Request: Indicate only the number of lines in the listing below in which the word "matplotlib" appears.

Listed records:
## START
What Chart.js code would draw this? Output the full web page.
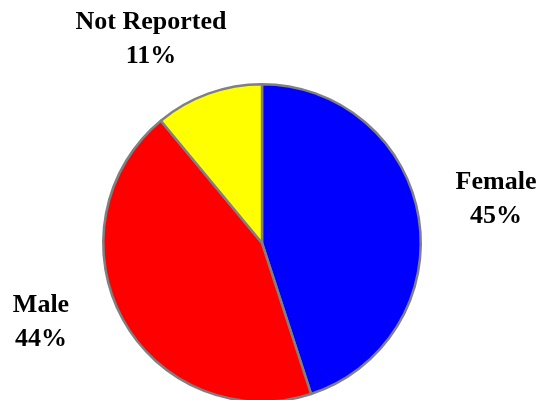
## END
## START
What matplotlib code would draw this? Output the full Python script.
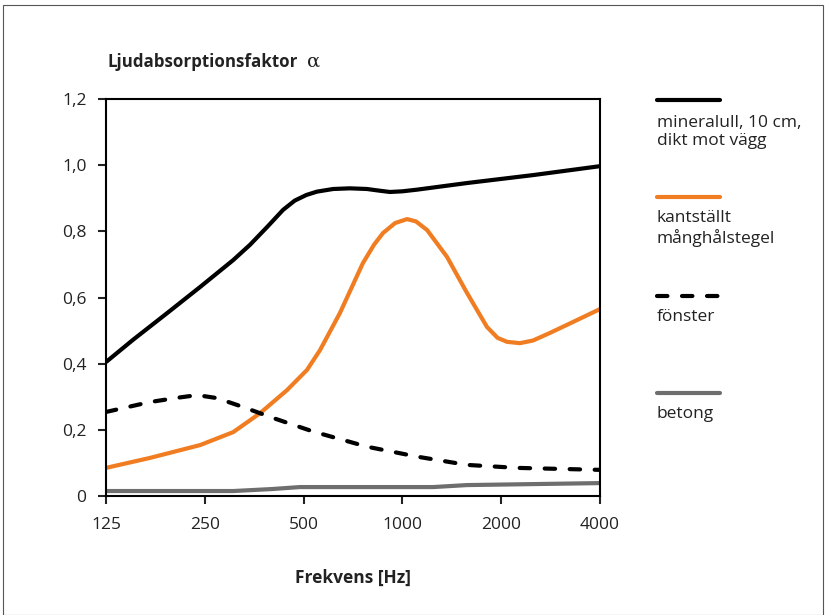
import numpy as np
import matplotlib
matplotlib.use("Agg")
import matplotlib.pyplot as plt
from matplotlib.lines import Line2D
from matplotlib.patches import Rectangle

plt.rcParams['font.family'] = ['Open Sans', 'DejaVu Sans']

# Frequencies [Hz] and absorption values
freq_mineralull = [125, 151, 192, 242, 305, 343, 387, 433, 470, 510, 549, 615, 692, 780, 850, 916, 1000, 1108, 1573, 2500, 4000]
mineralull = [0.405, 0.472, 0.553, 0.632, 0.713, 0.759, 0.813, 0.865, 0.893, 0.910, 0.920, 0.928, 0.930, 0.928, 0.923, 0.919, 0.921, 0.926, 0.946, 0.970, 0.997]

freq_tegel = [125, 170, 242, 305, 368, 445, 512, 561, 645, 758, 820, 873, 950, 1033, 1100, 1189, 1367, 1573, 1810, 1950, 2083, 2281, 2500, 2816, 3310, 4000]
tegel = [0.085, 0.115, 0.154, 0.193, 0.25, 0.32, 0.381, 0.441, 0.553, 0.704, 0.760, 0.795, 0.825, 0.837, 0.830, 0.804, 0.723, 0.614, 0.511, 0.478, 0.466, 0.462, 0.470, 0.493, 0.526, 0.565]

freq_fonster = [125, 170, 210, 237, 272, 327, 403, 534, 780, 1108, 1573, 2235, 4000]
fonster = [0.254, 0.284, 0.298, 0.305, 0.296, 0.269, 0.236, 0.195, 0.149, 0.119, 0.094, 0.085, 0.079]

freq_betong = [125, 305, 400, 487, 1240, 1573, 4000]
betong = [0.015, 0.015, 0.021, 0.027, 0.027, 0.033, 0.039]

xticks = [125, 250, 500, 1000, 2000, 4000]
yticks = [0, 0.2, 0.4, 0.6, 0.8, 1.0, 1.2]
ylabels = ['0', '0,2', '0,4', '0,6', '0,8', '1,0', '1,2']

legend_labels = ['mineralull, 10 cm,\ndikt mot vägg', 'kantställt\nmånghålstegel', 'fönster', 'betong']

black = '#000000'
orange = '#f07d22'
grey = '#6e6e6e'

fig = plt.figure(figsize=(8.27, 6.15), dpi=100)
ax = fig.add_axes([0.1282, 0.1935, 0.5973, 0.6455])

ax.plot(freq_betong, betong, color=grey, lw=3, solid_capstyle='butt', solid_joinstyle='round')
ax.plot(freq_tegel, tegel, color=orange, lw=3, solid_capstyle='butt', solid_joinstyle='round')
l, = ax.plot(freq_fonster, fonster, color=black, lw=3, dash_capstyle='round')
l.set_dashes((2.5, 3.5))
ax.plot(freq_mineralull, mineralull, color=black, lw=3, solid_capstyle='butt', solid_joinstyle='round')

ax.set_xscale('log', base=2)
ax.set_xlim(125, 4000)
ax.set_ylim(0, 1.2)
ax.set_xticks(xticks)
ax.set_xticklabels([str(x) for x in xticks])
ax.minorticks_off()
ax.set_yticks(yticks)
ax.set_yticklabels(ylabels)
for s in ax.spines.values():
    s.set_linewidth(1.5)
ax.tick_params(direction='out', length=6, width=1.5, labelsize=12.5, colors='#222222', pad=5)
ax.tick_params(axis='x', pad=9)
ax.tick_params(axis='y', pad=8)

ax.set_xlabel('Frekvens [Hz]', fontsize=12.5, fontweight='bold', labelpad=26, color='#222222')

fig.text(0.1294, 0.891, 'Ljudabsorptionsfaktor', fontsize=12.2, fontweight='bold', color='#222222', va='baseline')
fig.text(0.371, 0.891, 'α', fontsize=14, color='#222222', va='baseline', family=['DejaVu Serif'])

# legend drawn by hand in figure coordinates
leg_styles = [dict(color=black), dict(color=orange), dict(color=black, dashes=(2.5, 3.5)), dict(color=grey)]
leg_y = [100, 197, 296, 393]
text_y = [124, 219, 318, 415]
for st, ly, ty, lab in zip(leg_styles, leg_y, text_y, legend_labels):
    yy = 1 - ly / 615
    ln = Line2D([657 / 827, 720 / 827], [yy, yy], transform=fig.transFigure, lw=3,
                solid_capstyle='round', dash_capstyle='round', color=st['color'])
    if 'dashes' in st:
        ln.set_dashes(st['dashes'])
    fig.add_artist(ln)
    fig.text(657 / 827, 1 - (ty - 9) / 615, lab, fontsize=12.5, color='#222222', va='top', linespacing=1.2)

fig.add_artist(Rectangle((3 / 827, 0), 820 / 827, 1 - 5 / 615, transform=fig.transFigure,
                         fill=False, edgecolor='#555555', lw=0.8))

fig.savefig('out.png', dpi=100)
## END
Problem solution: 6